Required work:
The listing below begins with the first line you should copy; stop after the line containing "var INK = '#111';", and drop every picture.

Raw data:
____
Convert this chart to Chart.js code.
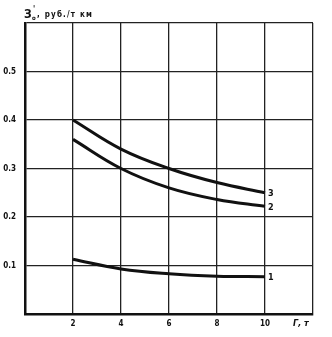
<!DOCTYPE html>
<html>
<head>
<meta charset="utf-8">
<script src="https://cdn.jsdelivr.net/npm/chart.js@4"></script>
<style>
  body { margin: 0; background: #fff; }
  #wrap { width: 332px; height: 337px; }
</style>
</head>
<body>
<div id="wrap"><canvas id="costChart" width="332" height="337"></canvas></div>
<script>
var loads = [2, 4, 6, 8, 10];
var curve1 = [0.113, 0.093, 0.083, 0.078, 0.077];
var curve2 = [0.36, 0.30, 0.26, 0.236, 0.222];
var curve3 = [0.40, 0.34, 0.30, 0.271, 0.25];
var curveNames = ['1', '2', '3'];
var xTicks = [2, 4, 6, 8, 10];
var yTicks = [0.1, 0.2, 0.3, 0.4, 0.5];

var FONT = '"DejaVu Sans Condensed", "DejaVu Sans", sans-serif';
var INK = '#111';

function points(ys) {
    return loads.map(function (x, i) { return { x: x, y: ys[i] }; });
}

// curve numbers next to the last point of each line, plus the axis captions
var captions = {
    id: 'captions',
    afterDatasetsDraw: function (chart) {
        var ctx = chart.ctx;
        var xs = chart.scales.x, ys = chart.scales.y;
        ctx.save();
        ctx.fillStyle = INK;
        ctx.font = 'bold 9px ' + FONT;
        ctx.textBaseline = 'middle';
        ctx.textAlign = 'left';
        chart.data.datasets.forEach(function (ds, i) {
            var last = ds.data[ds.data.length - 1];
            ctx.fillText(curveNames[i], xs.getPixelForValue(last.x) + 3, ys.getPixelForValue(last.y) + 1);
        });

        // y caption
        var a = chart.chartArea;
        ctx.textBaseline = 'alphabetic';
        ctx.font = 'bold 12px ' + FONT;
        ctx.fillText('З', a.left - 1, a.top - 5);
        ctx.font = 'bold 8px ' + FONT;
        ctx.fillText("'", a.left + 8, a.top - 11);
        ctx.font = 'bold 6px ' + FONT;
        ctx.fillText('о', a.left + 7, a.top - 3);
        ctx.font = 'bold 8px ' + FONT;
        ctx.letterSpacing = '1.2px';
        ctx.fillText(', руб./т км', a.left + 12, a.top - 6);
        ctx.letterSpacing = '0px';

        // x caption
        ctx.font = 'italic bold 9px ' + FONT;
        ctx.textBaseline = 'middle';
        ctx.fillText('Г, т', a.right - 20, a.bottom + 10);
        ctx.restore();
    }
};

function line(ys) {
    return {
        data: points(ys),
        borderColor: INK,
        borderWidth: 3,
        pointRadius: 0,
        fill: false,
        tension: 0.4
    };
}

new Chart(document.getElementById('costChart'), {
    type: 'line',
    data: {
        datasets: [line(curve1), line(curve2), line(curve3)]
    },
    options: {
        responsive: false,
        animation: false,
        layout: { padding: { top: 23, right: 19, left: 0, bottom: 0 } },
        plugins: { legend: { display: false }, tooltip: { enabled: false } },
        scales: {
            x: {
                type: 'linear',
                min: 0,
                max: 12,
                afterFit: function (s) { s.height = 23; },
                afterBuildTicks: function (s) {
                    s.ticks = [0, 2, 4, 6, 8, 10, 12].map(function (v) { return { value: v }; });
                },
                grid: { color: '#222', lineWidth: 1.3, drawTicks: false },
                border: { color: INK, width: 2.5 },
                ticks: {
                    padding: 5,
                    color: INK,
                    font: { family: FONT, size: 8, weight: 'bold' },
                    callback: function (v) { return xTicks.indexOf(v) >= 0 ? String(v) : ''; }
                }
            },
            y: {
                min: 0,
                max: 0.6,
                afterFit: function (s) { s.width = 25; },
                afterBuildTicks: function (s) {
                    s.ticks = [0, 0.1, 0.2, 0.3, 0.4, 0.5, 0.6].map(function (v) { return { value: v }; });
                },
                grid: { color: '#222', lineWidth: 1.3, drawTicks: false },
                border: { color: INK, width: 2.5 },
                ticks: {
                    padding: 9,
                    color: INK,
                    font: { family: FONT, size: 8, weight: 'bold' },
                    callback: function (v) {
                        var r = Math.round(v * 10) / 10;
                        return yTicks.indexOf(r) >= 0 ? r.toFixed(1) : '';
                    }
                }
            }
        }
    },
    plugins: [captions]
});
</script>
</body>
</html>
____
Expected output:
Convert this chart to Chart.js code.
<!DOCTYPE html>
<html>
<head>
<meta charset="utf-8">
<script src="https://cdn.jsdelivr.net/npm/chart.js@4"></script>
<style>
  body { margin: 0; background: #fff; }
  #wrap { width: 332px; height: 337px; }
</style>
</head>
<body>
<div id="wrap"><canvas id="costChart" width="332" height="337"></canvas></div>
<script>
var loads = [2, 4, 6, 8, 10];
var curve1 = [0.113, 0.093, 0.083, 0.078, 0.077];
var curve2 = [0.36, 0.30, 0.26, 0.236, 0.222];
var curve3 = [0.40, 0.34, 0.30, 0.271, 0.25];
var curveNames = ['1', '2', '3'];
var xTicks = [2, 4, 6, 8, 10];
var yTicks = [0.1, 0.2, 0.3, 0.4, 0.5];

var FONT = '"DejaVu Sans Condensed", "DejaVu Sans", sans-serif';
var INK = '#111';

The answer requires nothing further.